When Wargamer attended the Monster Hunter World Iceborne: The Board Game preview, hosted by Steamforged Games, the monsters were the stars of the show. Steamforged showed off 3D-printed prototypes of the monster miniatures coming with the core game and its expansions, available on Kickstarter May 18.
The core box set for Monster Hunter World Iceborne will come with sabertooth drake-thing Barioth, electric baboon Rajang, ice-shark Beotodus, and wyvern-chicken Banbaro. The Absolute Power expansion, which will come bundled in the core Kickstarter pledge, adds water-guzzling wyvern Coral Pukei Pukei, hench cat-drake Nargacuda, the bat-pterodactyl hybrid Shrieking Legiana, and flying T-Rex Tigrex.
Many Kickstarter-funded boardgames include miniatures seemingly because its expected, not because it adds to the design, as Wargamer Mollie Russell found in her Skyrim the board game review; even the best board games price can be sent through the roof by too many minis, as I found when reviewing the otherwise excellent DnD Onslaught Starter Set, and is often a barrier to entry for dungeon crawler board games.
But lead designer Jamie Perkins argues that Monster Hunters’ great beasts demand suitably impressive models – they’re the stars of the show, after all. “The whole design of the game is supposed to make you feel like you’re fighting a monster. They determine the pace of combat, you find out the monster’s action first every turn and you just have to react to it.”
Perkins describes how the monsters “come in with these big tail sweeps and huge attacks, and your hunters are incredibly vulnerable, they’re physically tiny in comparison”. In the Iceborne board game preview that Wargamer played, the sight of a small band of hunters the size of regular DnD miniatures face down a behemoth the size of a school bus made the scale of the challenge facing the players challenge immediately obvious. Perkins gives his opinion: “I think these huge minis absolutely do contribute to the quality of the game”.

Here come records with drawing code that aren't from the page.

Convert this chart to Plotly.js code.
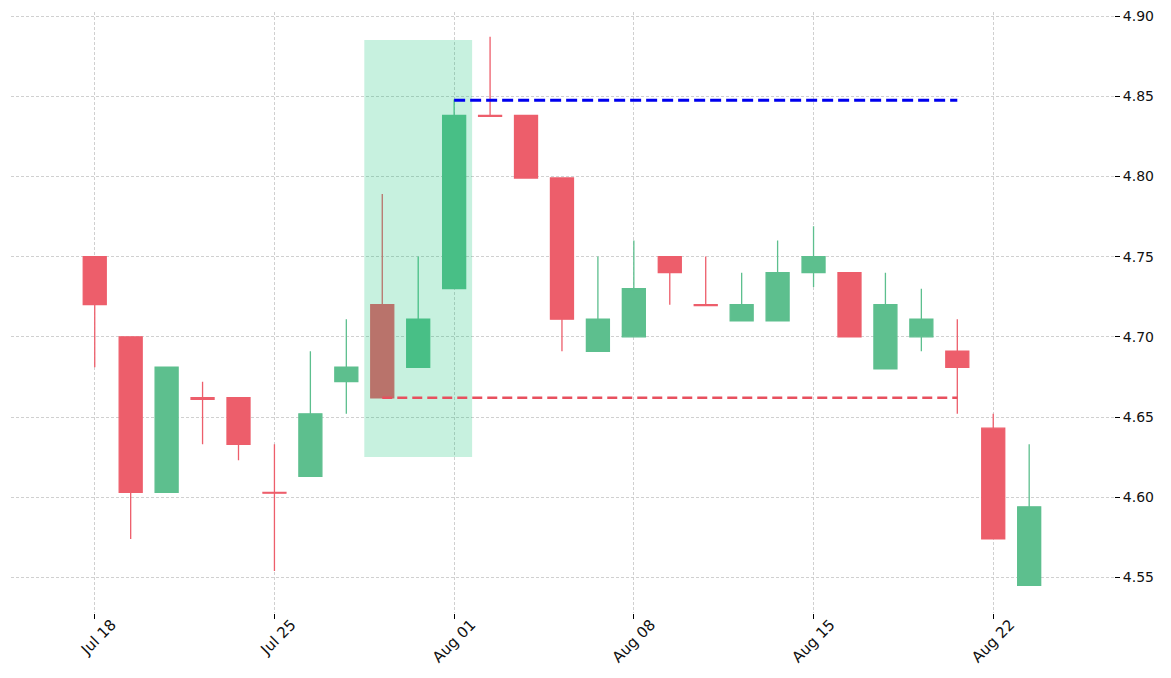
<!DOCTYPE html>
<html>
<head>
<meta charset="utf-8">
<script src="https://cdn.plot.ly/plotly-3.0.1.min.js"></script>
<style>
  html, body { margin: 0; padding: 0; background: #fff; }
  #chart { width: 1171px; height: 678px; }
</style>
</head>
<body>
<div id="chart"></div>
<script>
// daily candles, weekends skipped
var dates = ['2022-07-18','2022-07-19','2022-07-20','2022-07-21','2022-07-22',
             '2022-07-25','2022-07-26','2022-07-27','2022-07-28','2022-07-29',
             '2022-08-01','2022-08-02','2022-08-03','2022-08-04','2022-08-05',
             '2022-08-08','2022-08-09','2022-08-10','2022-08-11','2022-08-12',
             '2022-08-15','2022-08-16','2022-08-17','2022-08-18','2022-08-19',
             '2022-08-22','2022-08-23'];
var open_p  = [4.75, 4.70, 4.603, 4.662, 4.662, 4.603, 4.613, 4.672, 4.72, 4.681,
               4.73, 4.838, 4.838, 4.799, 4.691, 4.70, 4.75, 4.72, 4.71, 4.71,
               4.74, 4.74, 4.68, 4.70, 4.691, 4.643, 4.545];
var high_p  = [4.75, 4.70, 4.681, 4.672, 4.662, 4.633, 4.691, 4.711, 4.789, 4.75,
               4.848, 4.887, 4.838, 4.799, 4.75, 4.76, 4.75, 4.75, 4.74, 4.76,
               4.769, 4.74, 4.74, 4.73, 4.711, 4.652, 4.633];
var low_p   = [4.681, 4.574, 4.603, 4.633, 4.623, 4.554, 4.613, 4.652, 4.662, 4.681,
               4.73, 4.838, 4.799, 4.691, 4.691, 4.70, 4.72, 4.72, 4.71, 4.71,
               4.731, 4.70, 4.68, 4.691, 4.652, 4.574, 4.545];
var close_p = [4.72, 4.603, 4.681, 4.661, 4.633, 4.6025, 4.652, 4.681, 4.662, 4.711,
               4.838, 4.8375, 4.799, 4.711, 4.711, 4.73, 4.74, 4.7195, 4.72, 4.74,
               4.75, 4.70, 4.72, 4.711, 4.681, 4.574, 4.594];

var tick_vals = ['2022-07-18','2022-07-25','2022-08-01','2022-08-08','2022-08-15','2022-08-22'];
var tick_text = ['Jul 18','Jul 25','Aug 01','Aug 08','Aug 15','Aug 22'];

// pattern markers: highlighted zone and the two levels
var zone_from = '2022-07-27', zone_to = '2022-08-01';
var zone_low = 4.625, zone_high = 4.885;
var resist_start = '2022-08-01', support_start = '2022-07-28', level_end = '2022-08-19';
var resist_level = 4.8475, support_level = 4.662;

var green = '#5dbf8e';
var red = '#ed5e6b';

var candles = {
  x: dates, open: open_p, high: high_p, low: low_p, close: close_p,
  type: 'candlestick',
  increasing: { line: { color: green, width: 1.3 }, fillcolor: green },
  decreasing: { line: { color: red, width: 1.3 }, fillcolor: red },
  hoverinfo: 'skip',
  showlegend: false
};

function idx(d) { return dates.indexOf(d); }

var layout = {
  width: 1171, height: 678,
  margin: { l: 11, r: 57, t: 12, b: 65 },
  paper_bgcolor: '#ffffff',
  plot_bgcolor: '#ffffff',
  font: { family: 'DejaVu Sans', size: 14, color: '#111' },
  showlegend: false,
  boxgap: 0.36,
  boxgroupgap: 0,
  xaxis: {
    type: 'category',
    range: [-2.33, dates.length - 1 + 2.36],
    rangeslider: { visible: false },
    tickmode: 'array', tickvals: tick_vals, ticktext: tick_text,
    tickfont: { family: 'DejaVu Sans', size: 15, color: '#111' },
    tickangle: -45, ticklabelshift: 17, ticklabelstandoff: -9,
    ticks: 'outside', ticklen: 5, tickcolor: '#000', tickwidth: 1,
    showgrid: true, gridcolor: '#c4c4c4', gridwidth: 0.8, griddash: '3px,2px',
    showline: false, zeroline: false
  },
  yaxis: {
    side: 'right',
    range: [4.5278, 4.9025],
    tickmode: 'array',
    tickvals: [4.55, 4.60, 4.65, 4.70, 4.75, 4.80, 4.85, 4.90],
    ticktext: ['4.55','4.60','4.65','4.70','4.75','4.80','4.85','4.90'],
    tickfont: { family: 'DejaVu Sans', size: 14, color: '#111' },
    ticks: 'outside', ticklen: 5, tickcolor: '#000', tickwidth: 1,
    showgrid: true, gridcolor: '#c4c4c4', gridwidth: 0.8, griddash: '3px,2px',
    showline: false, zeroline: false
  },
  shapes: [
    { type: 'rect', xref: 'x', yref: 'y', layer: 'above',
      x0: idx(zone_from) + 0.5, x1: idx(zone_to) + 0.5, y0: zone_low, y1: zone_high,
      fillcolor: 'rgba(0,190,110,0.22)', line: { width: 0 } },
    { type: 'line', xref: 'x', yref: 'y', layer: 'above',
      x0: idx(resist_start), x1: idx(level_end), y0: resist_level, y1: resist_level,
      line: { color: '#0000ee', width: 3, dash: '11px,5px' } },
    { type: 'line', xref: 'x', yref: 'y', layer: 'above',
      x0: idx(support_start), x1: idx(level_end), y0: support_level, y1: support_level,
      line: { color: '#e8505e', width: 2.5, dash: '10px,5px' } }
  ]
};

Plotly.newPlot('chart', [candles], layout, { staticPlot: true });
</script>
</body>
</html>
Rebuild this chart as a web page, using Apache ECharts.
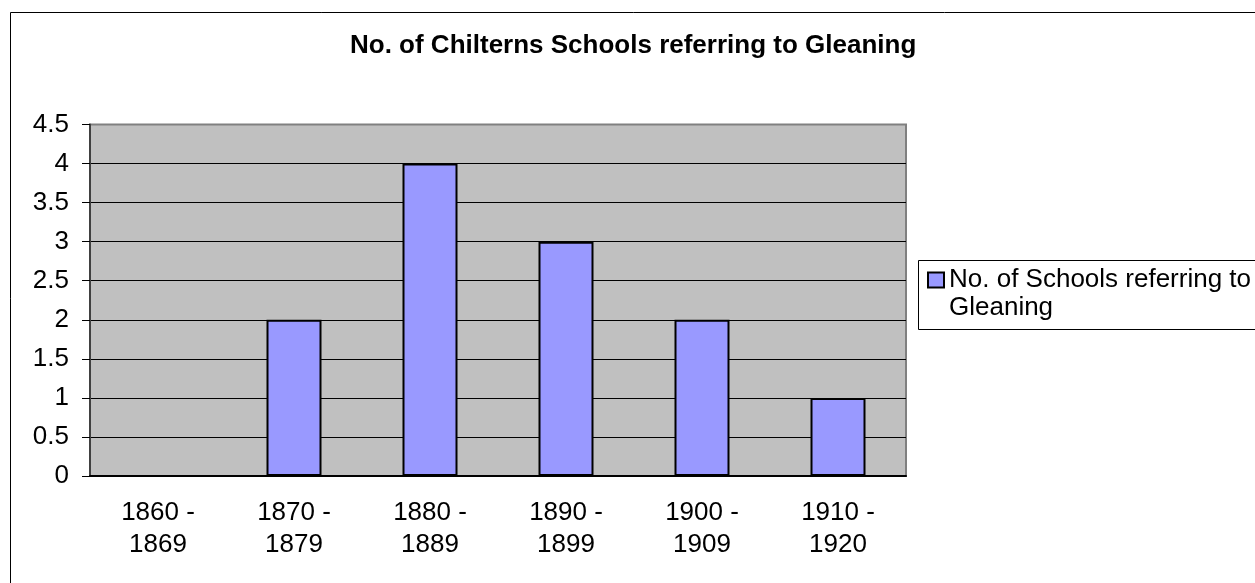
<!DOCTYPE html>
<html>
<head>
<meta charset="utf-8">
<title>No. of Chilterns Schools referring to Gleaning</title>
<script src="https://cdn.jsdelivr.net/npm/echarts@6/dist/echarts.min.js"></script>
<style>
  html, body { margin: 0; padding: 0; background: #fff; }
  #chart { width: 1255px; height: 583px; }
</style>
</head>
<body>
<div id="chart"></div>
<script>
// decades on the x axis
const decades = ['1860 -\n1869', '1870 -\n1879', '1880 -\n1889', '1890 -\n1899', '1900 -\n1909', '1910 -\n1920']
// number of schools per decade
const schoolCounts = [0, 2, 4, 3, 2, 1]
const seriesName = 'No. of Schools referring to\nGleaning'
const chartTitle = 'No. of Chilterns Schools referring to Gleaning'

const font = '"Liberation Sans", Arial, sans-serif'

const chart = echarts.init(document.getElementById('chart'))

const option = {
  animation: false,
  backgroundColor: '#fff',
  title: {
    text: chartTitle,
    left: 350,
    top: 33,
    padding: 0,
    textStyle: {
      fontFamily: font,
      fontSize: 26,
      fontWeight: 'bold',
      color: '#000',
    },
  },
  legend: {
    left: 927,
    top: 238,
    padding: 0,
    itemWidth: 16,
    itemHeight: 15,
    icon: 'rect',
    // empty first line keeps the icon level with the first text line
    formatter: (name) => '\n' + name,
    textStyle: {
      fontFamily: font,
      fontSize: 26,
      color: '#000',
      lineHeight: 28,
    },
    data: [seriesName],
  },
  grid: {
    left: 90,
    right: 349,
    top: 124.5,
    bottom: 107,
    show: true,
    backgroundColor: '#C0C0C0',
    borderColor: '#808080',
    borderWidth: 2,
  },
  xAxis: {
    type: 'category',
    data: decades,
    axisLine: {
      lineStyle: { color: '#000', width: 2 },
    },
    axisTick: {
      length: 8,
      lineStyle: { color: '#555', width: 1 },
    },
    axisLabel: {
      margin: 21,
      fontFamily: font,
      fontSize: 26,
      lineHeight: 32,
      color: '#000',
    },
  },
  yAxis: {
    type: 'value',
    min: 0,
    max: 4.5,
    interval: 0.5,
    axisLine: {
      show: true,
      lineStyle: { color: '#404040', width: 2 },
    },
    axisTick: {
      show: true,
      length: 8,
      lineStyle: { color: '#000', width: 1 },
    },
    axisLabel: {
      margin: 21,
      fontFamily: font,
      fontSize: 26,
      color: '#000',
    },
    splitLine: {
      show: true,
      showMaxLine: false,
      lineStyle: { color: '#000', width: 1 },
    },
  },
  series: [
    {
      name: seriesName,
      type: 'bar',
      data: schoolCounts,
      barWidth: 55,
      itemStyle: {
        color: '#9999FF',
        borderColor: '#000',
        borderWidth: 2,
      },
    },
  ],
  graphic: [
    {
      type: 'rect',
      silent: true,
      shape: { x: 10.5, y: 12.5, width: 1300, height: 700 },
      style: { fill: 'none', stroke: '#000', lineWidth: 1 },
    },
    {
      type: 'rect',
      silent: true,
      shape: { x: 918.5, y: 260.5, width: 400, height: 69 },
      style: { fill: 'none', stroke: '#000', lineWidth: 1 },
    },
  ],
}

chart.setOption(option)
</script>
</body>
</html>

Despite being core to the experience he’s trying to design, most of Perkins’ time working on the game has been with “paper cutouts and Excel spreadsheets”. He only saw the prototype miniatures the week before the demo event: “It’s one of the highlights seeing the models, just a really rewarding part of the process”.
Lead sculptor Russ Charles highlights the prototype model for the Elder Dragon Velkhana, the first of the colossal boss monsters that Steamforged will reveal in the Kickstarter campaign. “It’s a single piece print from a resin 3D printer”, Charles says, adding “The final one will be about 20%, 30% bigger – we weren’t confident we could transport a full-size print to the demo without it breaking”.
The designs have to meet with Monster Hunter license-holder Capcom’s approval. Perkins says: “We’re blessed with very talented sculptors. Capcom’s feedback is often: This one scale is out of place, this fur should be different. They very rarely feedback on the pose, expression, emotion of a design”.
Apparently, Monster Hunter fans share Steamforged’s enthusiasm for big monster minis. Iceborne: The Board Game is the younger sibling of Monster Hunter World: The Board Game, which Steamforged is currently delivering to Kickstarter backers. Fans are already submitting photos of their painted models to the game’s social media channels.
Perkins says “we’re used to seeing photos of painted miniatures from games like Guildball” – Steamforged’s now out-of-print debut, a skirmish miniature wargame themed on mediaeval football – “and Godtear” – a head-to-head board wargame with a spot on our guide to the best couples board games – “but this is the first time we’ve had this reaction for a board game”.
If you love painting miniatures already, or you’re a fan of the Monster Hunter franchise and you fancy giving it a go, the Kickstarter will go live on May 18th.